Unterschiede bei der Außenpolitik
Die größten Unterschiede dürfte es bei der Außenpolitik geben. Die FPÖ zeigte immer wieder Russlandnähe. Kickl fordert ein Ende der militärischen Unterstützung der Ukraine und zeigt sich EU-skeptisch. "Wir sind die einzige Partei für ein Österreich, das stark ist, das selbstbewusst ist, das mutig ist und sich für seine eigenen Interessen einsetzt." Österreich solle sich nicht von der Europäischen Union "unterjochen" lassen, betonte Kickl.
Die ÖVP hingegen ist eine EU-freundliche Partei. Im EU-Parlament ist sie in der konservativen EVP-Fraktion mit der CDU. Gernot Bauer, Innenpolitikredakteur beim österreichischen Nachrichtenmagazin Profil, glaubt deshalb, dass die ÖVP versuchen würde, das Außenministerium zu übernehmen.

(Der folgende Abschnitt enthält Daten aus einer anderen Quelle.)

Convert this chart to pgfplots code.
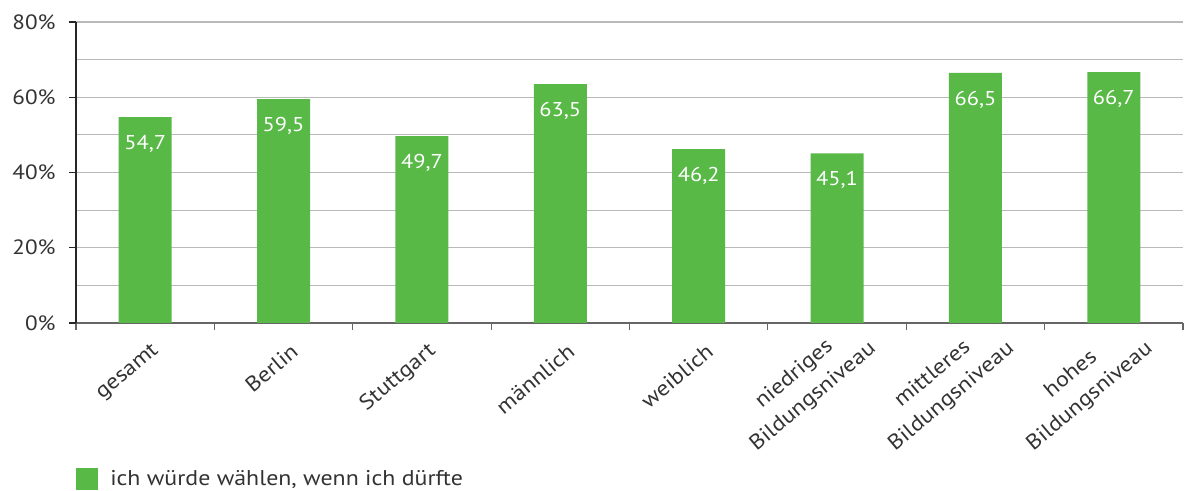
\documentclass[border=0pt]{standalone}
\usepackage{pgfplots}
\pgfplotsset{compat=1.18}
\usepackage{fontspec}
\setmainfont{PT Sans}[FakeStretch=1.12]
\definecolor{bargreen}{HTML}{58B947}
\definecolor{txt}{HTML}{333333}
\begin{document}
\begin{tikzpicture}
\begin{axis}[
  name=ax, at={(0,0)}, anchor=south west,
  scale only axis, width=830.25pt, height=225.75pt,
  xmin=-0.5, xmax=7.5, ymin=0, ymax=80,
  axis lines*=left,
  /pgf/number format/assume math mode=true,
  ybar, bar width=39.75pt, bar shift=0pt,
  xtick={0,...,4},
  xticklabels={gesamt,Berlin,Stuttgart,männlich,weiblich},
  extra x ticks={5,6,7},
  extra x tick labels={niedriges\\Bildungsniveau,mittleres\\Bildungsniveau,hohes\\Bildungsniveau},
  extra x tick style={major tick length=0pt, xticklabel style={xshift=12pt, yshift=-4pt}},
  major x tick style={draw=none},
  minor xtick={-0.5,0.5,...,7.5},
  ytick={0,20,...,80},
  minor ytick={10,30,50,70},
  yticklabel={\pgfmathprintnumber{\tick}\%},
  tick align=outside, major tick length=5.25pt, minor tick length=5.25pt,
  minor y tick style={draw=none},
  minor x tick style={gray!80!black, line width=0.8pt},
  major y tick style={black!85, line width=0.8pt},
  ymajorgrids, yminorgrids,
  major grid style={gray!55, line width=0.9pt},
  minor grid style={gray!55, line width=0.9pt},
  y axis line style={black!85, line width=0.8pt},
  x axis line style={gray!80!black, line width=0.9pt},
  tick label style={text=txt},
  y tick label style={xshift=-6.5pt, font=\fontsize{15.5pt}{18pt}\selectfont},
  x tick label style={rotate=40, anchor=east, align=center, yshift=-16pt, xshift=1pt, font=\fontsize{16pt}{22pt}\selectfont},
  nodes near coords={\pgfmathprintnumber[use comma,fixed,fixed zerofill,precision=1]{\pgfplotspointmeta}},
  every node near coord/.append style={anchor=north, yshift=-10pt, text=white, font=\fontsize{15pt}{17pt}\selectfont},
  legend style={draw=none, fill=none, at={(axis description cs:0,-0.518)}, anchor=west, inner sep=0pt,
    font=\fontsize{16pt}{19pt}\selectfont, text=txt, nodes={inner sep=0pt, inner xsep=4.5pt}},
  legend image code/.code={\fill[#1] (-4.5pt,-8.25pt) rectangle (12pt,8.25pt);},
]
\addplot[fill=bargreen, draw=none] coordinates {(0,54.7) (1,59.5) (2,49.7) (3,63.5) (4,46.2) (5,45.1) (6,66.5) (7,66.7)};
\addlegendentry{\hspace*{4.5pt}ich würde wählen, wenn ich dürfte}
\end{axis}
\pgfresetboundingbox
\path[use as bounding box] (-57pt,-126pt) rectangle (831pt,242.25pt);
\end{tikzpicture}
\end{document}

Scheitern die Verhandlungen an EU-Agenden?
"Ich glaube, dass die ÖVP in einem ersten Schritt auch darauf bestehen wird, die EU-Agenden, die jetzt im Kanzleramt sind, wieder ins Außenministerium zu überführen, damit man da einen Gegensatz zu Herbert Kickl bilden kann." Bauer will nicht ausschließen, dass die Verhandlungen daran scheitern könnten.
Generell dürfte die ÖVP versuchen, die Radikalität der FPÖ so weit es geht einzudämmen. Doch wie gut das gelingen wird, ist noch völlig offen.